Chute du niveau de l’école : Les programmes pas responsables
Les contenus des enseignements scolaires sont modifiés d’abord pour accompagner les réformes et pour s’adapter à l’évolution du système éducatif et de la société, explique Philippe Raynaud, vice-président du Conseil supérieur des programmes, dans un entretien au « Monde ».
Philippe Raynaud, professeur émérite de science politique, est vice-président du Conseil supérieur des programmes (CSP). Il a suivi le travail de révision des contenus d’enseignement menés par le CSP, de la maternelle au lycée.
On parle beaucoup de chute du « niveau » des élèves. Est-ce que les programmes ont une responsabilité ?
Cette question du niveau des programmes ne me semble pas être la bonne porte d’entrée.

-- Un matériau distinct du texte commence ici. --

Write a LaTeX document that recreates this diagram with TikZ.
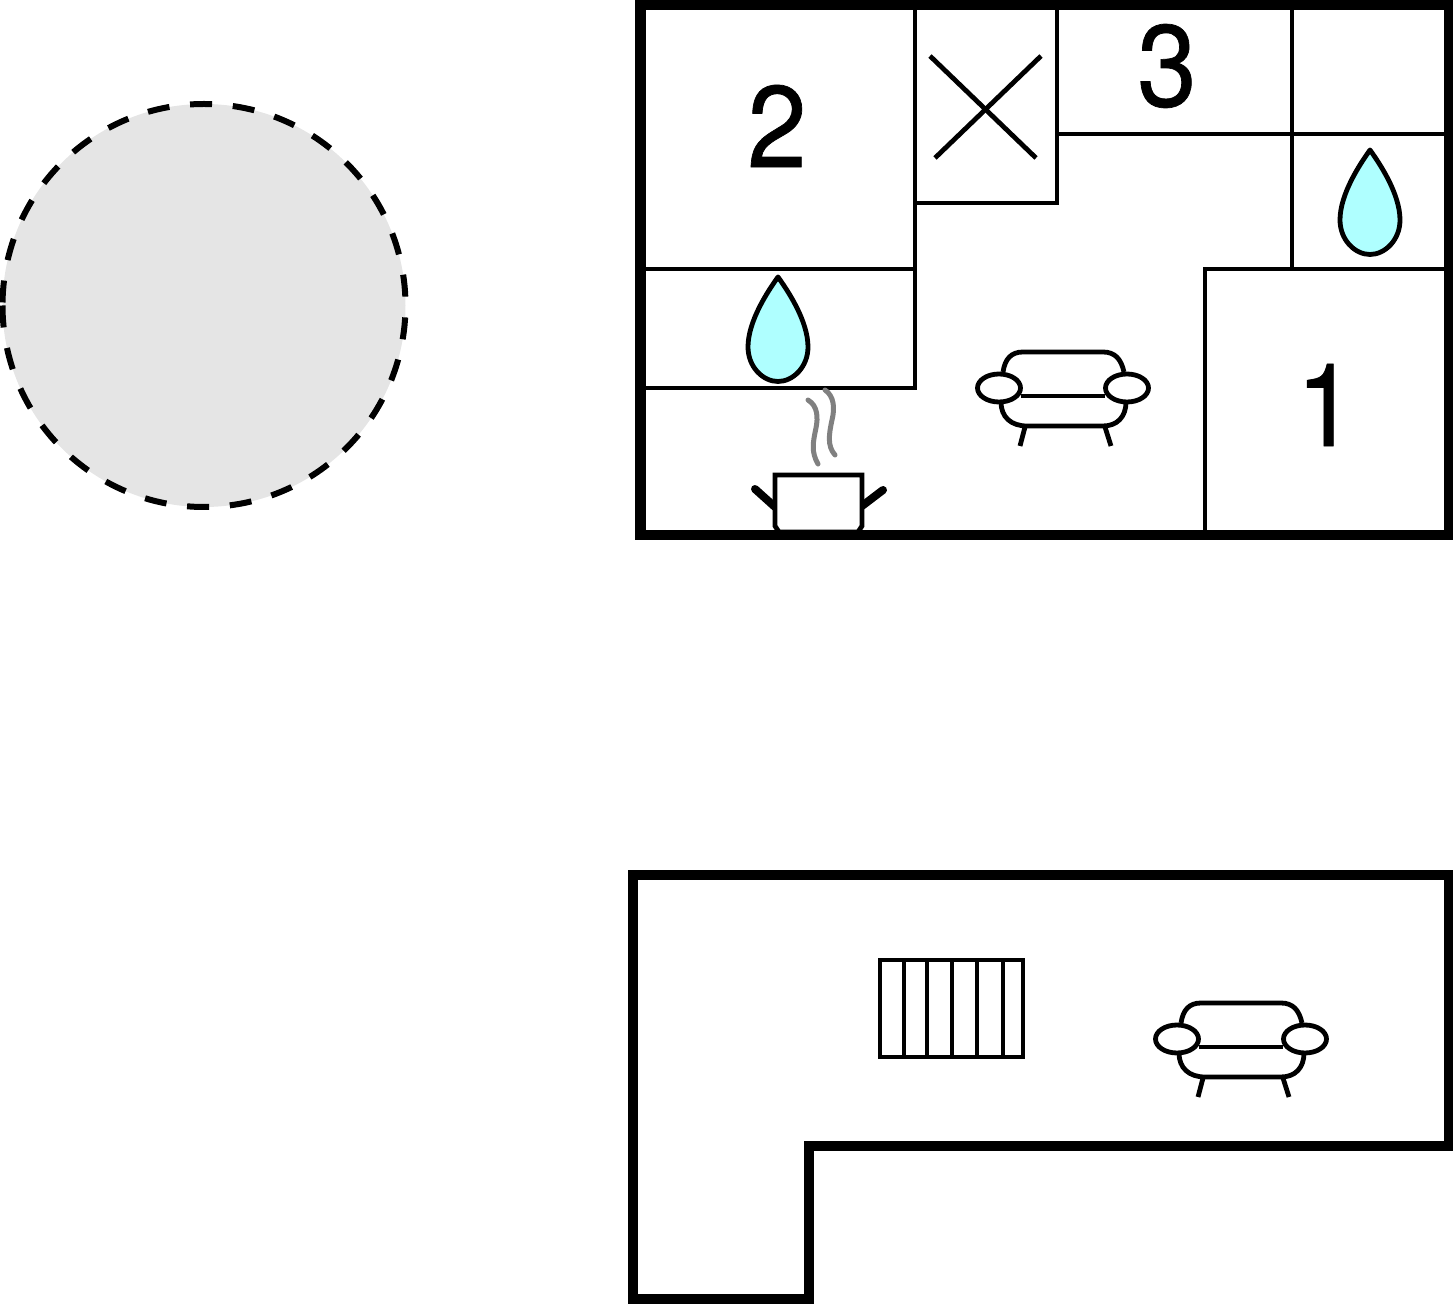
\documentclass[tikz,border=0pt]{standalone}
\usepackage{fontspec}
\setmainfont{TeX Gyre Heros}[FakeStretch=0.92,FakeBold=0.6]
\definecolor{dropblue}{HTML}{AFFFFF}
\definecolor{poolgray}{HTML}{E5E5E5}
\tikzset{
  sofa/.pic={
    \draw[thinwall] (-60,-16) .. controls (-58,-29) and (-52,-36) .. (-40,-36) -- (40,-36)
      .. controls (52,-36) and (58,-29) .. (61,-16);
    \draw[thinwall] (-62,14) .. controls (-62,29) and (-52,38) .. (-36,38) -- (40,38)
      .. controls (54,38) and (63,29) .. (63,14);
    \draw[thinwall] (-42,8) -- (42,8);
    \draw[thinwall] (-38,39) -- (-43,58);
    \draw[thinwall] (42,39) -- (48,58);
    \draw[thinwall,fill=white] (-64,0) ellipse (21.5 and 14);
    \draw[thinwall,fill=white] (64,0) ellipse (21.5 and 14);
  },
  waterdrop/.pic={
    \draw[thinwall,fill=dropblue,line join=round] (0,-52) .. controls (-10,-38) and (-30,-8) .. (-30,18)
      .. controls (-30,38) and (-15,52.5) .. (0,52.5) .. controls (15,52.5) and (30,38) .. (30,18)
      .. controls (30,-8) and (10,-38) .. (0,-52) -- cycle;
  }
}

\begin{document}
\begin{tikzpicture}[x=0.5pt,y=-0.5pt]
  \tikzstyle{outerwall}=[draw=black,line width=5.25pt,miter limit=10]
  \tikzstyle{thinwall}=[draw=black,line width=2.4pt]
  \tikzstyle{steam}=[draw=black!50,line width=2.5pt,line cap=round]
  \tikzstyle{number}=[inner sep=0pt,font=\fontsize{58pt}{58pt}\selectfont]

  \useasboundingbox (0,0) rectangle (1453,1304);

  % pool
  \draw[fill=poolgray,draw=none] (204,305.5) circle (201.5);
  \draw[line width=3pt,dash pattern=on 11pt off 10.4pt] (2.5,305.5) arc (180:-180:201.5);

  % upper floor, inner walls
  \draw[thinwall] (915,5) -- (915,388) -- (640,388);
  \draw[thinwall] (640,269) -- (915,269);
  \draw[thinwall] (915,203) -- (1057,203) -- (1057,5);
  \draw[thinwall] (1057,134) -- (1449,134);
  \draw[thinwall] (1292,5) -- (1292,269);
  \draw[thinwall] (1449,269) -- (1205,269) -- (1205,535);

  % bath fixtures
  \pic at (778,329) {waterdrop};
  \pic at (1370,202) {waterdrop};
  \draw[thinwall] (930,56) -- (1036,158);
  \draw[thinwall] (1041,56) -- (935,158);

  % cooker
  \draw[line width=4pt,line cap=round] (755,489) -- (775,507);
  \draw[line width=4pt,line cap=round] (883,490) -- (862,506);
  \draw[thinwall,fill=white] (775,475) -- (862,475) -- (862,526) -- (858,532) -- (779,532) -- (775,526) -- cycle;
  \draw[steam] (808,400) .. controls (818,406) and (818,418) .. (816,428)
    .. controls (813,442) and (811,452) .. (818,464);
  \draw[steam] (825,390) .. controls (834,396) and (835,408) .. (832,420)
    .. controls (829,434) and (827,446) .. (835,455);

  \pic at (1063,388) {sofa};

  \draw[outerwall] (640.5,5) rectangle (1449,535);

  \node[number] (room2) at (777,126) {2};
  \node[number] (room3) at (1167,66) {3};
  \node[number] (room1) at (1326,405) {1};

  % lower floor
  \draw[outerwall] (633,875) -- (1449,875) -- (1449,1146) -- (809,1146) -- (809,1299) -- (633,1299) -- cycle;

  % stairs
  \draw[thinwall] (880,960) rectangle (1023,1057);
  \foreach \stairx in {904,927,952,977,1003}
    \draw[thinwall] (\stairx,960) -- (\stairx,1057);

  \pic at (1241,1039) {sofa};
\end{tikzpicture}
\end{document}
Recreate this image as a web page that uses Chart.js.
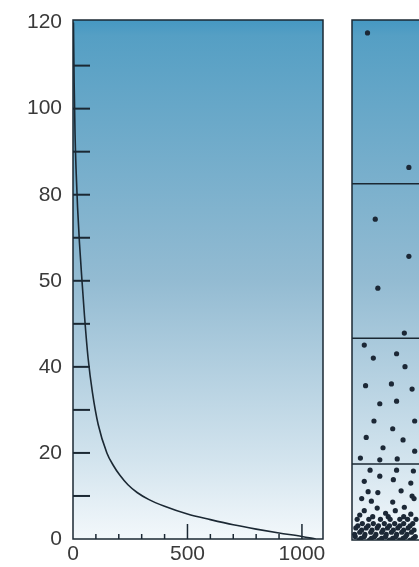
<!DOCTYPE html>
<html>
<head>
<meta charset="utf-8">
<script src="https://cdn.jsdelivr.net/npm/chart.js@4.4.1/dist/chart.umd.min.js"></script>
<style>
  html, body { margin: 0; padding: 0; background: #fff; overflow: hidden; }
  #wrap { position: relative; width: 419px; height: 567px; overflow: hidden; }
  #left { position: absolute; left: 0; top: 0; }
  #right { position: absolute; left: 340px; top: 0; }
</style>
</head>
<body>
<div id="wrap">
  <canvas id="left" width="340" height="567"></canvas>
  <canvas id="right" width="100" height="567"></canvas>
</div>
<script>
// y axis is drawn on an evenly spaced index, labels as printed in the figure
const yLabels = ["0", "20", "40", "50", "80", "100", "120"];
const xLabels = [0, 500, 1000];

// decay curve (x, y-index)
const curveX = [2, 5, 9, 14, 20, 28, 38, 50, 66, 85, 110, 148, 175, 205, 240, 280, 330, 400, 500, 600, 700, 800, 900, 1000, 1060];
const curveY = [6.0, 5.3, 4.7, 4.25, 3.85, 3.45, 3.05, 2.6, 2.1, 1.7, 1.33, 1.0, 0.86, 0.74, 0.63, 0.54, 0.46, 0.38, 0.29, 0.225, 0.165, 0.115, 0.07, 0.03, 0];

// right panel: particles and band boundaries
const dotX = [2.4, 8.8, 3.6, 8.8, 4.0, 8.1,
  1.9, 3.3, 6.9, 8.2, 2.1, 6.1, 9.3, 4.3, 6.9, 3.4, 6.3, 9.7, 2.2, 7.9, 4.8, 9.7, 1.3, 4.3, 7.0,
  2.8, 6.9, 9.5, 4.3, 6.4, 1.9, 9.1, 2.5, 4.0, 7.6, 9.3, 1.5, 3.0, 6.3, 8.1, 9.6, 1.9, 3.9, 5.2, 6.7, 9.1, 1.2,
  3.2, 5.6, 8.0,
  0.8, 2.6, 4.4, 5.9, 7.4, 8.6, 9.9,
  1.6, 3.3, 5.0, 6.6, 8.0, 9.4,
  0.9, 2.5, 4.1, 5.8, 7.4, 9.0,
  0.6, 2.2, 3.9, 5.5, 7.1, 8.7,
  1.5, 3.1, 4.8, 6.4, 8.0, 9.6,
  1.2, 2.9, 4.6, 6.1, 7.7, 9.2,
  0.4, 2.0, 3.7, 5.3, 6.9, 8.5,
  0.5, 1.9, 3.5, 5.2, 6.8, 8.3, 9.8,
  1.4, 3.0, 4.6, 6.3, 7.9, 9.5,
  1.1, 2.7, 4.2, 5.8, 7.4, 9.0];
const dotY = [5.88, 4.32, 3.72, 3.29, 2.92, 2.40,
  2.26, 2.11, 2.16, 2.01, 1.79, 1.81, 1.75, 1.58, 1.61, 1.38, 1.29, 1.38, 1.19, 1.16, 1.07, 1.03, 0.95, 0.93, 0.94,
  0.81, 0.81, 0.80, 0.74, 0.70, 0.68, 0.66, 0.56, 0.55, 0.57, 0.51, 0.48, 0.45, 0.44, 0.38, 0.48, 0.34, 0.37, 0.31, 0.34, 0.30, 0.29,
  0.27, 0.27, 0.27,
  0.24, 0.24, 0.24, 0.24, 0.24, 0.24, 0.24,
  0.19, 0.19, 0.19, 0.19, 0.19, 0.19,
  0.165, 0.165, 0.165, 0.165, 0.165, 0.165,
  0.14, 0.14, 0.14, 0.14, 0.14, 0.14,
  0.115, 0.115, 0.115, 0.115, 0.115, 0.115,
  0.09, 0.09, 0.09, 0.09, 0.09, 0.09,
  0.065, 0.065, 0.065, 0.065, 0.065, 0.065,
  0.04, 0.04, 0.04, 0.04, 0.04, 0.04, 0.04,
  0.02, 0.02, 0.02, 0.02, 0.02, 0.02,
  0.0, 0.0, 0.0, 0.0, 0.0, 0.0];
const bandLevels = [4.13, 2.34, 0.88];

const INK = "#1b2833";
const Y_MAX = 6.03;

const gradientBg = {
  id: "gradientBg",
  beforeDraw(chart) {
    const { ctx, chartArea: a } = chart;
    const g = ctx.createLinearGradient(0, a.top, 0, a.bottom);
    g.addColorStop(0, "#4598c2");
    g.addColorStop(0.03, "#559fc4");
    g.addColorStop(0.5, "#93bbd2");
    g.addColorStop(0.85, "#d3e4ee");
    g.addColorStop(1, "#f3f8fb");
    ctx.save();
    ctx.fillStyle = g;
    ctx.fillRect(a.left, a.top, a.right - a.left, a.bottom - a.top);
    ctx.restore();
  }
};

const frameAndTicks = {
  id: "frameAndTicks",
  afterDraw(chart) {
    const { ctx, chartArea: a, scales } = chart;
    ctx.save();
    ctx.strokeStyle = INK;
    ctx.lineWidth = 1.5;
    if (chart.canvas.id === "left") {
      ctx.strokeRect(a.left, a.top, a.right - a.left, a.bottom - a.top);
      // y ticks, inside the plot
      ctx.lineWidth = 2;
      for (let v = 0.5; v <= 5.5; v += 0.5) {
        const py = scales.y.getPixelForValue(v);
        ctx.beginPath();
        ctx.moveTo(a.left, py);
        ctx.lineTo(a.left + 17, py);
        ctx.stroke();
      }
      // x ticks, inside the plot
      ctx.lineWidth = 1.5;
      for (let v = 100; v <= 1000; v += 100) {
        const px = scales.x.getPixelForValue(v);
        const len = v % 500 === 0 ? 15 : 5;
        ctx.beginPath();
        ctx.moveTo(px, a.bottom);
        ctx.lineTo(px, a.bottom - len);
        ctx.stroke();
      }
    } else {
      ctx.beginPath();
      ctx.moveTo(a.right + 5, a.top);
      ctx.lineTo(a.left, a.top);
      ctx.lineTo(a.left, a.bottom);
      ctx.lineTo(a.right + 5, a.bottom);
      ctx.stroke();
    }
    ctx.restore();
  }
};

const labelFont = { family: "Liberation Sans", size: 21 };

new Chart(document.getElementById("left"), {
  type: "line",
  data: {
    datasets: [{
      data: curveX.map((x, i) => ({ x: x, y: curveY[i] })),
      borderColor: INK,
      borderWidth: 1.6,
      pointRadius: 0,
      cubicInterpolationMode: "monotone",
      fill: false
    }]
  },
  options: {
    responsive: false,
    animation: false,
    layout: { padding: { top: 20, right: 17, left: 0, bottom: 0 } },
    plugins: { legend: { display: false }, tooltip: { enabled: false } },
    scales: {
      x: {
        type: "linear",
        min: 0,
        max: 1092,
        afterBuildTicks(scale) { scale.ticks = xLabels.map(v => ({ value: v })); },
        afterFit(scale) { scale.height = 28; scale.paddingLeft = 0; scale.paddingRight = 0; },
        grid: { display: false, drawTicks: false },
        border: { display: false },
        ticks: {
          padding: 3,
          color: "#3a3a3a",
          font: labelFont,
          maxRotation: 0,
          callback: v => String(v)
        }
      },
      y: {
        type: "linear",
        min: 0,
        max: Y_MAX,
        afterBuildTicks(scale) { scale.ticks = yLabels.map((l, i) => ({ value: i })); },
        afterFit(scale) { scale.width = 73; scale.paddingTop = 0; scale.paddingBottom = 0; },
        grid: { display: false, drawTicks: false },
        border: { display: false },
        ticks: {
          padding: 11,
          color: "#3a3a3a",
          font: labelFont,
          callback: v => yLabels[Math.round(v)]
        }
      }
    }
  },
  plugins: [gradientBg, frameAndTicks]
});

const bandSets = bandLevels.map(b => ({
  type: "line",
  data: [{ x: 0, y: b }, { x: 13, y: b }],
  borderColor: INK,
  borderWidth: 1.5,
  pointRadius: 0,
  fill: false
}));

new Chart(document.getElementById("right"), {
  type: "scatter",
  data: {
    datasets: [{
      data: dotX.map((x, i) => ({ x: x, y: dotY[i] })),
      backgroundColor: "#1c2836",
      borderWidth: 0,
      pointRadius: 2.6
    }].concat(bandSets)
  },
  options: {
    responsive: false,
    animation: false,
    layout: { padding: { top: 20, right: 0, left: 12, bottom: 27 } },
    plugins: { legend: { display: false }, tooltip: { enabled: false } },
    scales: {
      x: { type: "linear", min: 0, max: 13, display: false },
      y: { type: "linear", min: 0, max: Y_MAX, display: false }
    }
  },
  plugins: [gradientBg, frameAndTicks]
});
</script>
</body>
</html>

On ne réécrit pas des programmes dans le but de relever le niveau, même si on vise, évidemment, à les rendre les plus rigoureux possible.
Le plus souvent, comme cela a été le cas pour le lycée durant ce quinquennat, on ajuste les programmes aux réformes entreprises – en l’espèce, une nouvelle architecture et de nouvelles matières. Les programmes sont faits pour inspirer l’action des enseignants, de manière à ce que les élèves puissent les apprendre et les assimiler, en lien avec l’évolution du système éducatif, de la société, de l’enseignement supérieur. Le fil rouge est celui-là. Il va dans le sens d’une plus grande efficacité de l’école. Mais est-ce que le niveau monte parce qu’on élargit le champ des apprentissages ? Est-ce que, au contraire, en le resserrant, on approfondit mieux les notions ? La réponse ne va pas de soi. La notion de niveau est porteuse de polémiques.
D’où ces polémiques viennent-elles ?
Souvent, elles viennent d’une confusion entre les programmes et les manuels. Des parents nous interpellent : « Vos programmes ne sont pas bons. Dans le manuel de mon enfant il y a tel point qui pose problème. Ou tel point que je ne trouve pas… » L’écriture des manuels est du ressort des éditeurs. Quand un nouveau programme paraît, un temps d’ajustement est nécessaire pour que les manuels s’adaptent.
Comment réécrire des programmes sans les rendre plus lourds ?
Eternel problème que celui des programmes surchargés ! Mais pourquoi le sont-ils, alors que tout le monde sait qu’ils devraient l’être moins ? Parce que – quel que soit le niveau, quelle que soit la discipline – des associations, des politiques, des parents nous interpellent. Chacun y va de sa demande. On voit aussi des tribunes fleurir dans la presse. C’est le jeu démocratique… et c’est infini. Mais la logique d’un programme ne peut pas être dictée par la commande. Pour éviter la surcharge, notre rôle est de donner des lignes directrices, de fixer ce qui est prioritaire.
Il faut donc faire des choix. Comment ?
Disons que nous aidons le ministère à préparer des choix qu’il lui revient de faire, et qui ne peuvent jamais contenter tout le monde. En sciences économiques et sociales, nous avons recentré les programmes sur la microéconomie plutôt que sur les discussions doctrinales. Nous pensons avoir abouti à de meilleurs programmes, et on nous reproche pourtant des « impasses ». En philosophie, nous avons élargi le canon de grands auteurs en ajoutant des auteurs de culture arabe, chinoise, indienne… En histoire, nous recevons des demandes constantes pour valoriser la place des femmes, l’histoire coloniale.